WHAT YOU WILL DO -> The listing below begins with the first line you should copy; stop after the line containing "days = list(range(115))", and drop every picture.

Entries with chart source code
================
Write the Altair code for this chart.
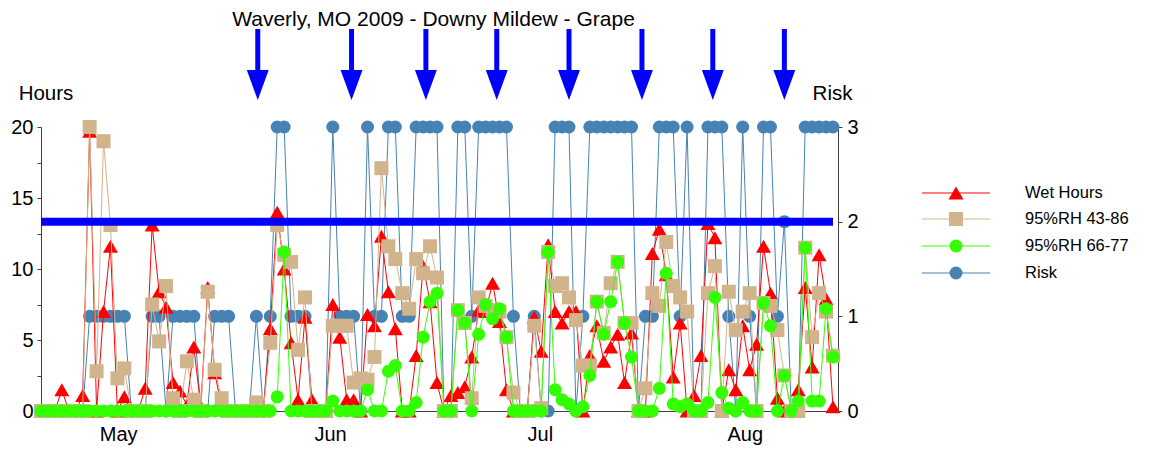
import altair as alt
import pandas as pd

# ---------------- data ----------------
days = list(range(115))

wet_hours = [
    0, 0, 0, 1.5, 0, 0, 1.1, 19.7, 0, 7.0,
    11.6, 0, 1.0, 0, 0, 1.6, 13.1, 8.4, 7.3, 2.0,
    1.4, 0.4, 4.5, 0.3, 8.7, 2.7, 0.3, 0, 0, 0,
    0, 0, 0, 5.8, 14.0, 10.0, 4.8, 0.8, 6.6, 0.8,
    0, 0, 7.5, 5.2, 0.8, 0.8, 0, 6.8, 6.0, 12.3,
    8.4, 5.8, 0, 0, 3.9, 10.2, 7.7, 2.0, 0, 1.1,
    1.3, 1.7, 3.8, 7.1, 7.0, 9.0, 6.3, 1.5, 0, 0,
    0, 6.6, 4.2, 11.7, 7.0, 6.2, 7.0, 7.0, 0, 3.9,
    6.0, 3.5, 4.5, 5.4, 2.0, 5.5, 0, 0, 11.1, 12.8,
    9.6, 2.4, 6.2, 0, 1.1, 3.9, 13.2, 12.2, 0, 2.9,
    1.5, 6.0, 2.9, 4.7, 11.6, 8.3, 0.9, 0, 0, 1.5,
    8.7, 3.1, 11.0, 7.9, 0.3,
]

rh_43_86 = [
    0, 0, 0, 0, 0, 0, 0, 20.0, 2.8, 19.0,
    13.1, 2.3, 3.0, 0, 0, 0, 7.5, 4.9, 8.8, 0.9,
    0, 3.5, 0.8, 0, 8.4, 2.9, 0.9, 0, 0, 0,
    0, 0.6, 0, 4.8, 13.1, 11.0, 10.5, 4.3, 8.0, 0,
    0, 0, 6.0, 6.0, 6.0, 2.0, 2.3, 2.2, 3.8, 17.1,
    11.6, 10.7, 8.3, 7.2, 10.7, 9.7, 11.6, 9.4, 0, 0,
    7.1, 6.2, 0.9, 8.0, 7.4, 7.1, 7.0, 5.2, 1.3, 0,
    0, 6.0, 0.2, 11.2, 8.8, 9.0, 8.0, 6.4, 3.2, 3.2,
    7.7, 5.5, 9.0, 10.5, 6.2, 6.2, 0, 1.6, 8.3, 7.4,
    11.9, 8.8, 8.0, 7.0, 0, 0, 8.3, 10.2, 0, 8.4,
    5.7, 7.0, 8.3, 0, 7.6, 7.4, 5.7, 2.5, 0, 0,
    11.5, 5.2, 8.3, 7.0, 3.9,
]

rh_66_77 = [
    0, 0, 0, 0, 0, 0, 0, 0, 0, 0,
    0, 0, 0, 0, 0, 0, 0, 0, 0, 0,
    0, 0, 0, 0, 0, 0, 0, 0, 0, 0,
    0, 0, 0, 0, 1.0, 11.2, 0, 0, 0, 0,
    0, 0, 0.7, 0, 0, 0, 0, 1.5, 0, 0,
    2.8, 3.2, 0, 0, 0.6, 5.2, 7.7, 8.3, 0, 0,
    7.1, 6.2, 0, 5.4, 7.5, 6.5, 7.2, 5.2, 0, 0,
    0, 0, 0, 11.2, 1.5, 0.8, 0.5, 0, 0.3, 2.5,
    7.7, 5.4, 7.7, 10.5, 6.2, 3.8, 0, 0, 0, 1.6,
    9.7, 0.5, 0.3, 0.5, 0, 0, 0.6, 8.0, 1.3, 0.2,
    0, 0.6, 0, 0, 7.6, 6.0, 0, 2.5, 0, 0.7,
    11.5, 0.7, 0.7, 7.2, 3.8,
]

risk = [
    0, 0, 0, 0, 0, 0, 0, 1, 1, 1,
    1, 1, 1, 0, 0, 0, 1, 1, 0, 1,
    1, 1, 1, 0, 0, 1, 1, 1, 0, 0,
    0, 1, 0, 1, 3, 3, 1, 1, 1, 0,
    0, 0, 3, 1, 1, 1, 0, 3, 1, 1,
    3, 3, 1, 1, 3, 3, 3, 3, 0, 0,
    3, 3, 1, 3, 3, 3, 3, 3, 1, 0,
    0, 1, 0, 0, 3, 3, 3, 0, 1, 3,
    3, 3, 3, 3, 3, 3, 0, 1, 1, 3,
    3, 3, 1, 3, 0, 0, 3, 3, 3, 1,
    0, 3, 1, 0, 3, 3, 1, 2, 0, 0,
    3, 3, 3, 3, 3,
]

spray_days = [31.2, 44.7, 55.4, 65.6, 76.0, 86.5, 96.7, 107.0]
risk_threshold = 2
threshold_span = [0, 114]

month_names = ["May", "Jun", "Jul", "Aug"]
month_pos = [11.1, 41.6, 71.8, 101.3]

hours_ticks = [0, 2.5, 5, 7.5, 10, 12.5, 15, 17.5, 20]
risk_ticks = [0, 0.5, 1, 1.5, 2, 2.5, 3]

chart_title = "Waverly, MO 2009 - Downy Mildew - Grape"
series_names = ["Wet Hours", "95%RH 43-86", "95%RH 66-77", "Risk"]
series_colors = ["#FF0000", "#D2B48C", "#33FF00", "#4682B4"]
series_shapes = ["triangle-up", "square", "circle", "circle"]
series_sizes = [225, 196, 169, 169]

# ---------------- chart ----------------
df = pd.DataFrame({"day": days, "wet": wet_hours, "rh_a": rh_43_86,
                   "rh_b": rh_66_77, "risk": risk})

FONT = "Liberation Sans"
W, H = 797, 284
X_MAX = 114.72
AXIS_COLOR = "#404040"

x_scale = alt.Scale(domain=[0, X_MAX], nice=False, zero=False)
label_expr = ("[" + ",".join(f"'{m}'" for m in month_names) + "][indexof(["
              + ",".join(str(p) for p in month_pos) + "], datum.value)]")
x_axis = alt.Axis(values=month_pos, labelExpr=label_expr, title=None, ticks=False,
                  grid=False, domainColor=AXIS_COLOR, labelFontSize=20, labelPadding=13,
                  labelFont=FONT, labelColor="black", labelOverlap=False, labelFlush=False)


def X(field="day"):
    return alt.X(f"{field}:Q", scale=x_scale, axis=x_axis)


hours_scale = alt.Scale(domain=[0, 20], nice=False, zero=True)
risk_scale = alt.Scale(domain=[0, 3], nice=False, zero=True)

hours_axis = alt.Axis(orient="left", values=hours_ticks, format="d",
                      labelExpr="datum.value % 5 == 0 ? datum.label : ''",
                      title="Hours", titleAngle=0, titleAlign="center", titleBaseline="middle",
                      titleX=4.5, titleY=-34, titleFontSize=20.5, titleFontWeight="normal",
                      titleFont=FONT, titleColor="black", labelFont=FONT, labelFontSize=20,
                      labelColor="black", tickSize=4, tickColor=AXIS_COLOR,
                      domainColor=AXIS_COLOR, grid=False, labelPadding=4, labelOverlap=False)
risk_axis = alt.Axis(orient="right", values=risk_ticks, format="d",
                     labelExpr="datum.value % 1 == 0 ? datum.label : ''",
                     title="Risk", titleAngle=0, titleAlign="center", titleBaseline="middle",
                     titleX=-6, titleY=-34, titleFontSize=20.5, titleFontWeight="normal",
                     titleFont=FONT, titleColor="black", labelFont=FONT, labelFontSize=20,
                     labelColor="black", tickSize=4, tickColor=AXIS_COLOR,
                     domainColor=AXIS_COLOR, grid=False, labelPadding=5, labelOverlap=False)


def series_layers(field, color, shape, size, scale, axis):
    y = alt.Y(f"{field}:Q", scale=scale, axis=axis)
    line = alt.Chart(df).mark_line(color=color, strokeWidth=1).encode(x=X(), y=y)
    pts = alt.Chart(df).mark_point(shape=shape, filled=True, size=size, color=color,
                                   opacity=1, strokeWidth=0).encode(x=X(), y=y)
    return [line, pts]


risk_group = alt.layer(*series_layers("risk", series_colors[3], series_shapes[3],
                                      series_sizes[3], risk_scale, risk_axis))
hours_group = alt.layer(
    *series_layers("wet", series_colors[0], series_shapes[0], series_sizes[0], hours_scale, hours_axis),
    *series_layers("rh_a", series_colors[1], series_shapes[1], series_sizes[1], hours_scale, hours_axis),
    *series_layers("rh_b", series_colors[2], series_shapes[2], series_sizes[2], hours_scale, hours_axis),
)

thr_df = pd.DataFrame({"start": [threshold_span[0]], "end": [threshold_span[1]],
                       "level": [risk_threshold]})
threshold = alt.Chart(thr_df).mark_rule(color="#0000FF", strokeWidth=8).encode(
    x=X("start"), x2="end:Q",
    y=alt.Y("level:Q", scale=risk_scale, axis=None))

arrow_df = pd.DataFrame({"day": spray_days})
arrow_shaft = alt.Chart(arrow_df).mark_rule(color="#0000FF", strokeWidth=5).encode(
    x=X(), y=alt.value(-98), y2=alt.value(-55))
arrow_head = alt.Chart(arrow_df).mark_point(
    shape="M-0.73,-1L0.73,-1L0,1Z", filled=True, size=900, color="#0000FF",
    opacity=1, strokeWidth=0).encode(x=X(), y=alt.value(-42))

title_layer = alt.Chart(pd.DataFrame({"t": [chart_title]})).mark_text(
    font=FONT, fontSize=21, align="center", baseline="middle", color="black"
).encode(text="t:N", x=alt.value(392.5), y=alt.value(-107))

legend_layers = []
legend_y = [66, 92, 119, 146]
for name, color, shape, size, ly in zip(series_names, series_colors, series_shapes,
                                        series_sizes, legend_y):
    ldf = pd.DataFrame({"n": [name]})
    legend_layers.append(alt.Chart(ldf).mark_rule(color=color, strokeWidth=1).encode(
        x=alt.value(881), x2=alt.value(949), y=alt.value(ly)))
    legend_layers.append(alt.Chart(ldf).mark_point(
        shape=shape, filled=True, size=size, color=color, opacity=1, strokeWidth=0
    ).encode(x=alt.value(915), y=alt.value(ly)))
    legend_layers.append(alt.Chart(ldf).mark_text(
        font=FONT, fontSize=16.5, align="left", baseline="middle", color="black"
    ).encode(text="n:N", x=alt.value(984), y=alt.value(ly)))

chart = alt.layer(
    risk_group, hours_group, threshold, arrow_shaft, arrow_head, title_layer, *legend_layers
).resolve_scale(y="independent").properties(
    width=W, height=H,
    autosize=alt.AutoSizeParams(type="none"),
    padding={"left": 33, "top": 119, "right": 318, "bottom": 35},
    background="white",
).configure_view(stroke=None)

chart.save("out.html", embed_options={"renderer": "svg", "actions": False})
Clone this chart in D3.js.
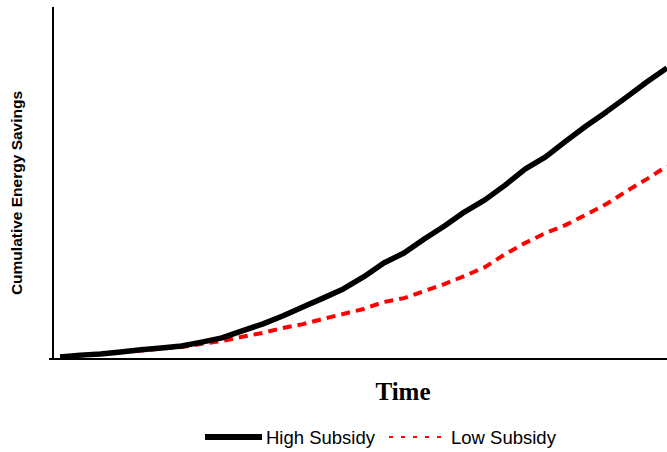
<!DOCTYPE html>
<html><head><meta charset="utf-8">
<script src="https://cdn.jsdelivr.net/npm/d3@7"></script>
<style>html,body{margin:0;padding:0;background:#fff;}svg{display:block;}</style>
</head><body>
<script>
const years = d3.range(0, 31);
const highSubsidy = [0.6,1.1,1.4,2.0,2.6,3.1,3.7,4.8,6.0,8.0,9.9,12.2,14.8,17.3,19.9,23.3,27.3,30.1,34.1,37.8,41.8,45.2,49.4,54.0,57.4,61.9,66.2,70.2,74.4,78.7,82.7];
const lowSubsidy = [0.6,1.0,1.4,2.0,2.4,3.0,3.4,4.3,5.1,6.3,7.4,8.8,9.9,11.4,12.8,14.2,16.2,17.3,19.3,21.3,23.6,26.1,29.8,33.0,35.8,38.1,41.0,44.0,47.7,51.1,54.8];
const seriesNames = ["High Subsidy", "Low Subsidy"];

const W = 667, H = 452;
const svg = d3.select("body").append("svg").attr("width", W).attr("height", H);

const x = d3.scaleLinear().domain([-0.35, 30]).range([53, 667]);
const y = d3.scaleLinear().domain([0, 100]).range([359, 7]);

// axes
svg.append("line").attr("x1", 53).attr("x2", 53).attr("y1", 7).attr("y2", 359)
  .attr("stroke", "#000").attr("stroke-width", 2);
svg.append("line").attr("x1", 49).attr("x2", 667).attr("y1", 359).attr("y2", 359)
  .attr("stroke", "#000").attr("stroke-width", 2);

const line = d3.line().x((d, i) => x(years[i])).y(d => y(d));

svg.append("path").datum(lowSubsidy).attr("d", line)
  .attr("fill", "none").attr("stroke", "#ff0000").attr("stroke-width", 4)
  .attr("stroke-dasharray", "9,6");
svg.append("path").datum(highSubsidy).attr("d", line)
  .attr("fill", "none").attr("stroke", "#000").attr("stroke-width", 5.5)
  .attr("stroke-linejoin", "round");

// axis titles
svg.append("text").attr("x", 403).attr("y", 400).attr("text-anchor", "middle")
  .attr("font-family", "'Liberation Serif', 'Times New Roman', serif")
  .attr("font-weight", "bold").attr("font-size", 25).text("Time");
svg.append("text").attr("transform", "translate(22,193) rotate(-90)")
  .attr("text-anchor", "middle")
  .attr("font-family", "'Liberation Sans', Arial, sans-serif")
  .attr("font-weight", "bold").attr("font-size", 15.5).text("Cumulative Energy Savings");

// legend
const lg = svg.append("g").attr("font-family", "'Liberation Sans', Arial, sans-serif").attr("font-size", 18.5);
lg.append("line").attr("x1", 205).attr("x2", 262).attr("y1", 437).attr("y2", 437)
  .attr("stroke", "#000").attr("stroke-width", 6);
lg.append("text").attr("x", 266).attr("y", 444).attr("fill", "#000").text(seriesNames[0]);
lg.append("line").attr("x1", 389).attr("x2", 448).attr("y1", 437).attr("y2", 437)
  .attr("stroke", "#ff0000").attr("stroke-width", 2).attr("stroke-dasharray", "4,8");
lg.append("text").attr("x", 451).attr("y", 444).attr("fill", "#000").text(seriesNames[1]);
</script>
</body></html>
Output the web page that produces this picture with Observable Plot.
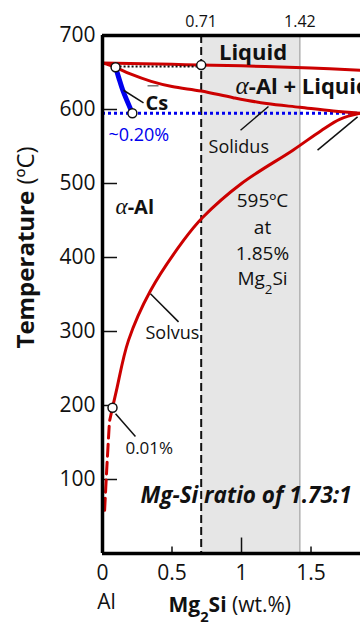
<!DOCTYPE html>
<html><head><meta charset="utf-8">
<script src="https://cdn.jsdelivr.net/npm/d3@7"></script>
<script src="https://cdn.jsdelivr.net/npm/@observablehq/plot@0.6"></script>
<style>body{margin:0;background:#fff} svg{display:block}</style>
</head><body><div id="chart"></div>
<script>
// ---- data ----
const xTicks = [0, 0.5, 1, 1.5];
const xTickLabels = ["0", "0.5", "1", "1.5"];
const xMinorTicks = [0.5, 1.5];
const xMajorTicks = [1];
const yTicks = [100, 200, 300, 400, 500, 600, 700];
const topTicks = [0.71, 1.42];
const bandLow = 0.71, bandHigh = 1.42;
const eutecticT = 595;

const liquidusX = [0, 0.5, 1.0, 1.5, 1.856];
const liquidusT = [663, 661, 659, 656, 653];

const solidusX = [0, 0.094, 0.2, 0.35, 0.5, 0.71, 0.94, 1.18, 1.42, 1.66, 1.856];
const solidusT = [663, 657, 648, 638, 631, 625, 616, 608, 603, 598, 595];

const solvusX = [0.052, 0.072, 0.10, 0.187, 0.345, 0.583, 0.72, 1.0, 1.37, 1.57, 1.71, 1.856];
const solvusT = [180, 197, 220, 288, 355, 423, 454, 500, 545, 571, 587, 595];

const solvusExtX = [0.048, 0.03, 0.014];
const solvusExtT = [172, 112, 54];

const csX = [0.094, 0.117, 0.146, 0.215];
const csT = [657, 643, 626, 595];

const pointX = [0.094, 0.215, 0.71, 0.072];
const pointT = [657, 595, 660, 197];

const zip = (xs, ts) => xs.map((x, i) => ({x, t: ts[i]}));

const leaders = [
  {x1: 0.151, t1: 626, x2: 0.295, t2: 609},   // Cs
  {x1: 0.993, t1: 572, x2: 1.194, t2: 604},   // Solidus
  {x1: 1.547, t1: 545, x2: 1.835, t2: 590},   // 595
  {x1: 0.345, t1: 351, x2: 0.547, t2: 313},   // Solvus
  {x1: 0.094, t1: 189, x2: 0.237, t2: 158}    // 0.01%
];

const RED = "#cc0000", BLUE = "#0000ee", INK = "#111";
const FONT = "'Open Sans', sans-serif";
const W = 360, H = 623, ML = 102, MT = 35, MB = 70;
const plotW = W - ML;

const txt = (s, x, t, o) => Plot.text([s], {x: () => x, y: () => t, text: d => d, fill: INK, ...o});

const chart = Plot.plot({
  width: W, height: H,
  marginLeft: ML, marginRight: 0, marginTop: MT, marginBottom: MB,
  x: {domain: [0, 1.856]},
  y: {domain: [0, 700]},
  style: {fontFamily: FONT, color: INK, background: "#fff", overflow: "visible"},
  marks: [
    Plot.rect([0], {x1: () => bandLow, x2: () => bandHigh, y1: () => 0, y2: () => 700, fill: "#e6e6e6"}),
    Plot.ruleX([bandHigh], {stroke: "#8c8c8c", strokeWidth: 1}),

    // inward ticks
    Plot.ruleY(yTicks.filter(d => d < 700), {x1: () => 0, x2: () => 1.856, insetRight: plotW - 15, stroke: INK, strokeWidth: 1.5}),
    Plot.link(xMinorTicks, {x1: d => d, x2: d => d, y1: () => 0, y2: () => 9.5, stroke: INK, strokeWidth: 1.5}),
    Plot.link(xMajorTicks, {x1: d => d, x2: d => d, y1: () => 0, y2: () => 21.6, stroke: INK, strokeWidth: 1.5}),

    txt("Mg-Si ratio of 1.73:1", 0.273, 78, {fontSize: 22.5, fontWeight: "bold", fontStyle: "italic", textAnchor: "start"}),
    Plot.ruleX([bandLow], {stroke: INK, strokeWidth: 2, strokeDasharray: "8,4"}),
    Plot.ruleY([eutecticT], {stroke: BLUE, strokeWidth: 3, strokeDasharray: "3,3"}),

    // phase boundaries
    Plot.line(zip(liquidusX, liquidusT), {x: "x", y: "t", stroke: RED, strokeWidth: 3, curve: "catmull-rom"}),
    Plot.line(zip(solidusX, solidusT), {x: "x", y: "t", stroke: RED, strokeWidth: 3, curve: "catmull-rom"}),
    Plot.line(zip(solvusX, solvusT), {x: "x", y: "t", stroke: RED, strokeWidth: 3, curve: "catmull-rom"}),
    Plot.line(zip(solvusExtX, solvusExtT), {x: "x", y: "t", stroke: RED, strokeWidth: 3, strokeDasharray: "12,6", curve: "catmull-rom"}),
    Plot.line(zip(csX, csT), {x: "x", y: "t", stroke: BLUE, strokeWidth: 5, curve: "catmull-rom"}),
    Plot.link([0], {x1: () => pointX[0], y1: () => 658, x2: () => pointX[2], y2: () => 658, stroke: INK, strokeWidth: 2, strokeDasharray: "2,2"}),

    // leaders
    Plot.link(leaders, {x1: "x1", y1: "t1", x2: "x2", y2: "t2", stroke: INK, strokeWidth: 1.5}),
    Plot.link([0], {x1: () => 0.324, y1: () => 632, x2: () => 0.403, y2: () => 632, stroke: "#555", strokeWidth: 1.2}),

    // frame
    Plot.ruleX([0], {stroke: "#000", strokeWidth: 3.5}),
    Plot.ruleY([0, 700], {stroke: "#000", strokeWidth: 3.5}),

    Plot.dot(zip(pointX, pointT), {x: "x", y: "t", r: 4.5, fill: "white", stroke: INK, strokeWidth: 1.5}),

    // axes
    Plot.axisY(yTicks, {tickSize: 0, tickPadding: 7, fontSize: 21, label: null, fill: INK}),
    Plot.axisX(xTicks, {tickSize: 0, tickPadding: 12, fontSize: 21, label: null, fill: INK, tickFormat: (d, i) => xTickLabels[i]}),
    Plot.axisX(topTicks, {anchor: "top", tickSize: 0, tickPadding: 9, fontSize: 16, label: null, fill: INK, tickFormat: d => d.toFixed(2)}),

    // labels
    txt("Liquid", 1.083, 676, {fontSize: 22, fontWeight: "bold"}),
    txt("α-Al + Liquid", 0.957, 630, {fontSize: 22, fontWeight: "bold", textAnchor: "start"}),
    txt("α-Al", 0.094, 467, {fontSize: 20, fontWeight: "bold", textAnchor: "start"}),
    txt("Cs", 0.309, 608, {fontSize: 20, fontWeight: "bold", textAnchor: "start"}),
    txt("~0.20%", 0.043, 565, {fontSize: 18, fill: BLUE, textAnchor: "start"}),
    txt("Solidus", 0.763, 549, {fontSize: 18, textAnchor: "start"}),
    txt("595ºC", 1.151, 476, {fontSize: 19}),
    txt("at", 1.151, 440, {fontSize: 19}),
    txt("1.85%", 1.151, 405, {fontSize: 19}),
    txt("Mg2Si", 1.151, 371, {fontSize: 19}),
    txt("Solvus", 0.309, 297, {fontSize: 18, textAnchor: "start"}),
    txt("0.01%", 0.165, 142, {fontSize: 17, textAnchor: "start"}),
    txt("Al", 0.029, -66, {fontSize: 21}),
    txt("Mg2Si (wt.%)", 0.475, -70, {fontSize: 21, textAnchor: "start"}),
    txt("Temperature (ºC)", -0.547, 277, {fontSize: 24, textAnchor: "start", rotate: -90})
  ]
});

// rich text: mixed weights / italic alpha / subscripts
const NS = "http://www.w3.org/2000/svg";
function span(parent, s, attrs) {
  const t = document.createElementNS(NS, "tspan");
  for (const k in attrs) t.setAttribute(k, attrs[k]);
  t.textContent = s;
  parent.appendChild(t);
}
const alpha = {"font-family": "'Liberation Serif', serif", "font-style": "italic", "font-weight": "normal", "font-size": "115%"};
const sub = {"baseline-shift": "sub", "font-size": "70%"};
const rich = {
  "α-Al + Liquid": el => { span(el, "α", alpha); span(el, "-Al + Liquid", {}); },
  "α-Al": el => { span(el, "α", alpha); span(el, "-Al", {}); },
  "Mg2Si": el => { span(el, "Mg", {}); span(el, "2", sub); span(el, "Si", {}); },
  "Mg2Si (wt.%)": el => { span(el, "Mg", {"font-weight": "bold"}); span(el, "2", {...sub, "font-weight": "bold"}); span(el, "Si", {"font-weight": "bold"}); span(el, " (wt.%)", {}); },
  "Temperature (ºC)": el => { span(el, "Temperature", {"font-weight": "bold"}); span(el, " (ºC)", {}); }
};
chart.querySelectorAll("text").forEach(el => {
  const f = rich[el.textContent];
  if (f && el.children.length === 0) { el.textContent = ""; f(el); }
});
document.getElementById("chart").appendChild(chart);
</script>
</body></html>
================
TASK OUTPUT ->
Write the Altair code for this chart.
import altair as alt
import pandas as pd

# ---------------- data ----------------
days = list(range(115))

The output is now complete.